Nutritional regulation of gastrointestinal function in calves pre-weaning – Dr. Michael Steele, University of Alberta
By Brittany Olson, contributing writer
Colostrum, with its concentrations of immunoglobulin (IgG) proteins, dam-specific antibodies, and growth hormones, plays a key role in getting a calf started on the road to being a productive cow in the future. During his general session at Vita Plus Calf Summit, Dr. Michael Steele, assistant professor at the University of Alberta, explained how providing quality colostrum early in a calf’s life can help it take in nutrition and repel pathogens.
Steele cited a 2007 study that showed if a calf isn’t given colostrum quickly enough, its path to being a productive member of the milking herd may be impeded. According to the study, 19 percent of calves fail passive transfer of immunoglobulins (IgG), and 24 percent of calves have scours in the first month of life.
He said 10 percent of calf mortality and 50 percent of calf morbidity is related to diarrhea. Additionally, treating calves with antibiotics before weaning has been linked to decreased lifetime milk production.
On the other hand, Steele noted how feeding quality colostrum early in life can translate to greater production later. According to a 2012 Cornell University study, one additional pound of average daily gain (ADG) before weaning was linked to an additional 1,540 pounds of milk produced in first lactation.
“There is not one paper showing that increased average daily gain has a negative impact on future milk,” Steele said.
Even though the gut has commonly been thought to “close” itself off to passive transfer after the first 24 hours of life, it remains highly penetrable for the first few days after birth. Steele said that is because passive transfer is thought to be receptor mediated and highly regulated, therefore, the calf’s gut can potentially stay open longer.
Because passive transfer is negatively impacted after even a six-hour delay in feeding colostrum, Steele recommended feeding frozen colostrum or a quality colostrum replacer if time was running out or the cow didn’t produce enough for her calf.
“If you’re strapped for time, tube feed colostrum,” Steele said. “With tube feeding the milk hits the rumen first and then the abomasum, while bottle feeding allows the milk to hit the abomasum first. There is zero difference in IgG transfer between the two.”
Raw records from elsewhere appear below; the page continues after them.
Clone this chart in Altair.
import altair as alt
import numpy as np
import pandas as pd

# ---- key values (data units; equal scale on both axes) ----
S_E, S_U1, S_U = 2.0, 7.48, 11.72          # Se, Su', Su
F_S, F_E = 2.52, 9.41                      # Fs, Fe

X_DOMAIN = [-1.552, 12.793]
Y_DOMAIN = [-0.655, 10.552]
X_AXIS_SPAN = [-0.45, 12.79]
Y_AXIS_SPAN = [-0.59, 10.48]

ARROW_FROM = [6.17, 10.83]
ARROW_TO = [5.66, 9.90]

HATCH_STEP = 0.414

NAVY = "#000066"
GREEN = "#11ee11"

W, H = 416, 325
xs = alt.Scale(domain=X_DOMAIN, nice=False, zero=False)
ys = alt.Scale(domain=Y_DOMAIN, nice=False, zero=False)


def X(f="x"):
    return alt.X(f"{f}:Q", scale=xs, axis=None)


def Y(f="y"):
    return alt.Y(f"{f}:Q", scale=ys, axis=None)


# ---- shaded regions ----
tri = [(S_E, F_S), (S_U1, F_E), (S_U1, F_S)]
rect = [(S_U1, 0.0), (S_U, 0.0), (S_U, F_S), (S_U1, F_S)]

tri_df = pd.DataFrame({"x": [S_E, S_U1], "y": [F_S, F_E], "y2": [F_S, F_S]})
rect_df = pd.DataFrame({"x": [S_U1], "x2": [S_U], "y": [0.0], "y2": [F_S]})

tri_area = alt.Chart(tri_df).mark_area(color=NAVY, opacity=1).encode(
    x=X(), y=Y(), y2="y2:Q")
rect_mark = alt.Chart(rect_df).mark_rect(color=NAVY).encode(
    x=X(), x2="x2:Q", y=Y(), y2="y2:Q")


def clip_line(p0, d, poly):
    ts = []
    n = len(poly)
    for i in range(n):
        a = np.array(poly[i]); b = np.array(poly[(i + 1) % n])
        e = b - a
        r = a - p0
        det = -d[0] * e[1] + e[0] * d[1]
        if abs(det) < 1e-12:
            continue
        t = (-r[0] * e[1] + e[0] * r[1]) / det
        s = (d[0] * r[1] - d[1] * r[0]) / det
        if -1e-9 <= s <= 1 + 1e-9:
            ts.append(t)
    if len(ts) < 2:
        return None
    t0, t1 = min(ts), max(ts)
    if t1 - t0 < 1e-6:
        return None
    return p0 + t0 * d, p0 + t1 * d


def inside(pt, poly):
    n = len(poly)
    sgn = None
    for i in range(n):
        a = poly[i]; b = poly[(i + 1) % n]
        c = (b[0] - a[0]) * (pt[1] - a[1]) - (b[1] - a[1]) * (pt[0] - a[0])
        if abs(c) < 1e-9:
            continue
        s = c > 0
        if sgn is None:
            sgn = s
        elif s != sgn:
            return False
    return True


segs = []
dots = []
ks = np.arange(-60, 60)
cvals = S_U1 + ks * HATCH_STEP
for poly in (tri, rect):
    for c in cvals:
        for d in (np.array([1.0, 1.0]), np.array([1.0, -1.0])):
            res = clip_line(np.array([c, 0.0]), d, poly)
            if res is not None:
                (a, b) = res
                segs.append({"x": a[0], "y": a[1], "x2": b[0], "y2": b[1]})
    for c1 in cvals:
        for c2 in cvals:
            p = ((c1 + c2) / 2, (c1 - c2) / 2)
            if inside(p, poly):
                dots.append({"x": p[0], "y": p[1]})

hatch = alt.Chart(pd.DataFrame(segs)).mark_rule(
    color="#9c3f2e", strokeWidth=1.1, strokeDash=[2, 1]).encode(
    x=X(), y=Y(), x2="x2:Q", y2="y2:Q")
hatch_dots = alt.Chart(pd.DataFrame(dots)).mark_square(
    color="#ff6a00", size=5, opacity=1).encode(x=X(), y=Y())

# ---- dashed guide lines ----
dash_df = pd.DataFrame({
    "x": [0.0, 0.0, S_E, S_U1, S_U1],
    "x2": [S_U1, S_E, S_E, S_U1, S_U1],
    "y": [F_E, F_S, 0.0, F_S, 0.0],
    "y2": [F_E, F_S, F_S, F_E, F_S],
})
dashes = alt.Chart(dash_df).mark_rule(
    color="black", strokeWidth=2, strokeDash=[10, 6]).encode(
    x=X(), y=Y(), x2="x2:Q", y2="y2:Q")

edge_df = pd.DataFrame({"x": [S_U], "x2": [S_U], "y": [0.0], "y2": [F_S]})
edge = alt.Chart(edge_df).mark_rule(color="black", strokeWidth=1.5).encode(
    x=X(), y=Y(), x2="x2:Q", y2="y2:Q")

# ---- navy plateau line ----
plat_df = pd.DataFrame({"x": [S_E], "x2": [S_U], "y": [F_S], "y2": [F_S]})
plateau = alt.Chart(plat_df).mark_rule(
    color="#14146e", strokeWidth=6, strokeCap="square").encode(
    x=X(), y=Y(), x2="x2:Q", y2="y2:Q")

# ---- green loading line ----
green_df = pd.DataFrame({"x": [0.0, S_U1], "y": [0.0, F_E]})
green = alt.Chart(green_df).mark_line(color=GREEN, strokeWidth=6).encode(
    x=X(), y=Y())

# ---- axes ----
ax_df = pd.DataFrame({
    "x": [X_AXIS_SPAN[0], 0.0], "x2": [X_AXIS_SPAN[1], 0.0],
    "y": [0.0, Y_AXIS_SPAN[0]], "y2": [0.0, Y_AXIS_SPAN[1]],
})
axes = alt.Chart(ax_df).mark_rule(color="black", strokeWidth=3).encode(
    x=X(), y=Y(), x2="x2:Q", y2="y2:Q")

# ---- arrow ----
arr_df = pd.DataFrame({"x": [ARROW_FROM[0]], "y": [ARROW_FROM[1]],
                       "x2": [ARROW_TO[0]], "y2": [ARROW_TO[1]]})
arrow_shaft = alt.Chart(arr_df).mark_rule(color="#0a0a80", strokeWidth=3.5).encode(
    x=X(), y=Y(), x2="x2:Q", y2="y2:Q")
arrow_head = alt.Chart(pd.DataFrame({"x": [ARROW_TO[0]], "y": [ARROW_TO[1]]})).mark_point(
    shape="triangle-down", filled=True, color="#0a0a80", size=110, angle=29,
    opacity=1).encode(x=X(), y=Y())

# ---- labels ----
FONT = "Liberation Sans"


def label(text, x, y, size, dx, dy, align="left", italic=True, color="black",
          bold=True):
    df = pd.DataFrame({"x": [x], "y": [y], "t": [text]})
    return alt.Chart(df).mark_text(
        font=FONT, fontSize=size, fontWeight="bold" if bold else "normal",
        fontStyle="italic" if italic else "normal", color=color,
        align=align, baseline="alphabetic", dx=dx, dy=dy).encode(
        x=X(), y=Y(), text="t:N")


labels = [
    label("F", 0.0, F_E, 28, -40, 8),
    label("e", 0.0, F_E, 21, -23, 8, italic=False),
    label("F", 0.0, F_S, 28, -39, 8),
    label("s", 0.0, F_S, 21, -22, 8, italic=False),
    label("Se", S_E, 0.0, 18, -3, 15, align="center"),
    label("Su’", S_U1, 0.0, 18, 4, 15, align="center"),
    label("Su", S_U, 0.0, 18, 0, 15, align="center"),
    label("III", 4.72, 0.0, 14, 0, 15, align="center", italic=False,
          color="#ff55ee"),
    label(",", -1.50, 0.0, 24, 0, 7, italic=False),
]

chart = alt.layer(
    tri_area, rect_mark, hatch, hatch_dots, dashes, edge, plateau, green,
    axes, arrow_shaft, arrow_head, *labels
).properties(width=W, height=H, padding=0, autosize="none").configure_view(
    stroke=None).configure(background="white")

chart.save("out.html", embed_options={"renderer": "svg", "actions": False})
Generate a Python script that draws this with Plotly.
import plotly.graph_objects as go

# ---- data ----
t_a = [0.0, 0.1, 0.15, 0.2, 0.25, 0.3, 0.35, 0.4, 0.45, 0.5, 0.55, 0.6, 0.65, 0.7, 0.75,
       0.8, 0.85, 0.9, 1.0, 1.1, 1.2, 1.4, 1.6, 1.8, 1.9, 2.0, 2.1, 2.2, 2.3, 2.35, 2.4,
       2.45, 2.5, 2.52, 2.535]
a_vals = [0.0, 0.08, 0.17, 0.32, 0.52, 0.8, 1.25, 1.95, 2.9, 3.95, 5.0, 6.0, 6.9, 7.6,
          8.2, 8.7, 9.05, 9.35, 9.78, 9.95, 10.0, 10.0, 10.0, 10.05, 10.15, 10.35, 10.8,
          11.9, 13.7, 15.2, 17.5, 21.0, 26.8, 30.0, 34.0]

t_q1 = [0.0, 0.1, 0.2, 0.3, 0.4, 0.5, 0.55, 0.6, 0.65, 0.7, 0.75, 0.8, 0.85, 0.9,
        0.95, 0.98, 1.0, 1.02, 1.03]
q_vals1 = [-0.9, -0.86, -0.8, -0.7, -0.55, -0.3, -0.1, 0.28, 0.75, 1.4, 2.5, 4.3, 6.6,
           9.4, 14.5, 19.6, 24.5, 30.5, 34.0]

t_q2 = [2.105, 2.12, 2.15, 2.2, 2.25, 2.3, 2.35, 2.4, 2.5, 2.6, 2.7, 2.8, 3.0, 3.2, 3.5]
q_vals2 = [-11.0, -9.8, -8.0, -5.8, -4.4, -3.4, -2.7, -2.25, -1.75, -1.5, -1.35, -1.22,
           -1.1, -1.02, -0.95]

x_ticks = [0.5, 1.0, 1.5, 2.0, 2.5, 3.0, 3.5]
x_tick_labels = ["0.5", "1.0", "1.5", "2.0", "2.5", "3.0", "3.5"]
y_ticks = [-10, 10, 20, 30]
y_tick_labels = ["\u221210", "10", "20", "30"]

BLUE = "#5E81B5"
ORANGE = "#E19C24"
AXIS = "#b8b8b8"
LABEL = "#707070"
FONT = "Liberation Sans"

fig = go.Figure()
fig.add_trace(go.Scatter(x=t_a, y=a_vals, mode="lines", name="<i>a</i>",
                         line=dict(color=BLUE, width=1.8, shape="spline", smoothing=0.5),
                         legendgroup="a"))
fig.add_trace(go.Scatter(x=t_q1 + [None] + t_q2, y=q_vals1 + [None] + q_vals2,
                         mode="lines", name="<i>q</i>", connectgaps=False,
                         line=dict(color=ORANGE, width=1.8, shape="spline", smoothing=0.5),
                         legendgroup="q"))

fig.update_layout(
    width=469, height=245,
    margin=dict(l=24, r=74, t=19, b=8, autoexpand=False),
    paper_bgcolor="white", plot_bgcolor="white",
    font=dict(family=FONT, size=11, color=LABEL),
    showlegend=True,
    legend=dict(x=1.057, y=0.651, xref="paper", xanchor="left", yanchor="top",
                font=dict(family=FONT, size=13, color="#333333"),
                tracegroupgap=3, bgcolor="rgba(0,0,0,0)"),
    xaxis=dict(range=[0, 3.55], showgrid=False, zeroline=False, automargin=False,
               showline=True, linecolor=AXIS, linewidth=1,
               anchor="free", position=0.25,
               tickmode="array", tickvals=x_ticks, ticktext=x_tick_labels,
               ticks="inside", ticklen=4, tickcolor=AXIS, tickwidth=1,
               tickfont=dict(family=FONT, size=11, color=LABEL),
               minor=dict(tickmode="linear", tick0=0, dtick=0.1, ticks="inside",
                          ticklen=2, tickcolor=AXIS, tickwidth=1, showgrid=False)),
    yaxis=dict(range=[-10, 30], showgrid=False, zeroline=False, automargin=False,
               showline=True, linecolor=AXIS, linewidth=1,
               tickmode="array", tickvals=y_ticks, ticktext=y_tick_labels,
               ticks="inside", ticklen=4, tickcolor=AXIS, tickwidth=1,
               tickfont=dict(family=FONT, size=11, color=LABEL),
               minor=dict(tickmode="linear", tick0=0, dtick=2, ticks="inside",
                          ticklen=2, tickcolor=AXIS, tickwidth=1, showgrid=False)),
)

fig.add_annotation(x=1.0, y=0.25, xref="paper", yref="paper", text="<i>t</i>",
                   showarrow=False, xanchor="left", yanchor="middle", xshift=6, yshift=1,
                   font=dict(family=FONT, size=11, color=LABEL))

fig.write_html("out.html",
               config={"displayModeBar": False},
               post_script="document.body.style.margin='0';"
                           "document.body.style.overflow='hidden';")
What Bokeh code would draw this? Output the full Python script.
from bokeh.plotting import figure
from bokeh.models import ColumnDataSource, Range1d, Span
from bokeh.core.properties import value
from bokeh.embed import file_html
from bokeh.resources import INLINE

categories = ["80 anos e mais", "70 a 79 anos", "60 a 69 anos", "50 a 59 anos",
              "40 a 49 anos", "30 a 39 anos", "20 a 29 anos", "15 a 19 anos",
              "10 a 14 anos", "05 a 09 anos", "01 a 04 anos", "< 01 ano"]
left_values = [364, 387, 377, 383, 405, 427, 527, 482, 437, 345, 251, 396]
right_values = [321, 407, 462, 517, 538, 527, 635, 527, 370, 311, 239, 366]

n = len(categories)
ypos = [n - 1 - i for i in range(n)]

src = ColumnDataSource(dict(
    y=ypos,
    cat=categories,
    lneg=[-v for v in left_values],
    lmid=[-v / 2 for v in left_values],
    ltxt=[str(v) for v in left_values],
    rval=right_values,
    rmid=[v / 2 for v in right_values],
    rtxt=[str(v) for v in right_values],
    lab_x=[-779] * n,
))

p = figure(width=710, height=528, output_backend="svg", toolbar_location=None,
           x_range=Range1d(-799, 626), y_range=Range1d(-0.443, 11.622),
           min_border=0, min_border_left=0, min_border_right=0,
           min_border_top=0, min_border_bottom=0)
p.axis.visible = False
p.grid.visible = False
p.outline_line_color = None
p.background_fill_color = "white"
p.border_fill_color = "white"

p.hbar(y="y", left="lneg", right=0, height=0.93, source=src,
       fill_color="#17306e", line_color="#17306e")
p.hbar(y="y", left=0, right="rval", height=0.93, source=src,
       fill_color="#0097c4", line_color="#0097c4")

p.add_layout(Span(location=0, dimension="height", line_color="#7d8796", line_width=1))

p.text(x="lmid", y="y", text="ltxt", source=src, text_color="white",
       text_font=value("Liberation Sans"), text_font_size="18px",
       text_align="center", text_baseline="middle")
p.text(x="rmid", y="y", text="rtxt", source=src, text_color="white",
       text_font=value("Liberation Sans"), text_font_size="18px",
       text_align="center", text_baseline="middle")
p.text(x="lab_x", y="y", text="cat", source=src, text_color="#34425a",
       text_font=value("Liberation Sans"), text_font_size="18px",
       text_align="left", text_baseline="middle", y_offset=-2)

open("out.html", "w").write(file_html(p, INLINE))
The first two weeks of life are extremely critical to gut health. Therefore, Steele recommends calves stay on transition milk longer instead of switching to regular milk or milk replacer after the first feeding of colostrum. Steele said, for at least the first five to six milkings post-calving, cows are still producing insulin and growth hormone in their milk that calves need.
Calves that stay on transition milk longer have shown more developed villi than calves that switch immediately. Transition milk also has probiotics, such as bifidobacteria and Lactobacillus, that aid in digestion and the development of tissues, like mucosa in the colon. It also contains oligosaccharides, which serve as a food source for the probiotics, according to Steele.
After transition milk runs out and the calf is switched to either whole milk or milk replacer, calf managers must decide what works best for their farm. Calves on higher planes of nutrition may see ADGs of up to 2.2 pounds per day, with calves on lower planes potentially seeing just under 2 pounds per day.
Steele said larger meals can cause blood glucose spikes and slower abomasal emptying, while smaller, more frequent meals throughout the day, as offered by an autofeeder system, mimic nursing patterns in nature. However, calves in twice-a-day feeding schemes showed no difference to glucose tolerance.
“Calves on lower planes can catch up quickly with starter intake,” said Steele.
Growing calves from the inside out with minimal environmental stress gets the ball rolling for them to become healthy and productive dairy cows once they enter the milking string. Steele concluded by giving attendees the following questions to consider at feeding time:
- Are calves aggressive at milk feeding time?
- Is their manure firm and consistent?
- Are calves ruminating and achieving starter grain intake benchmarks?
- Are they achieving targeted growth rates?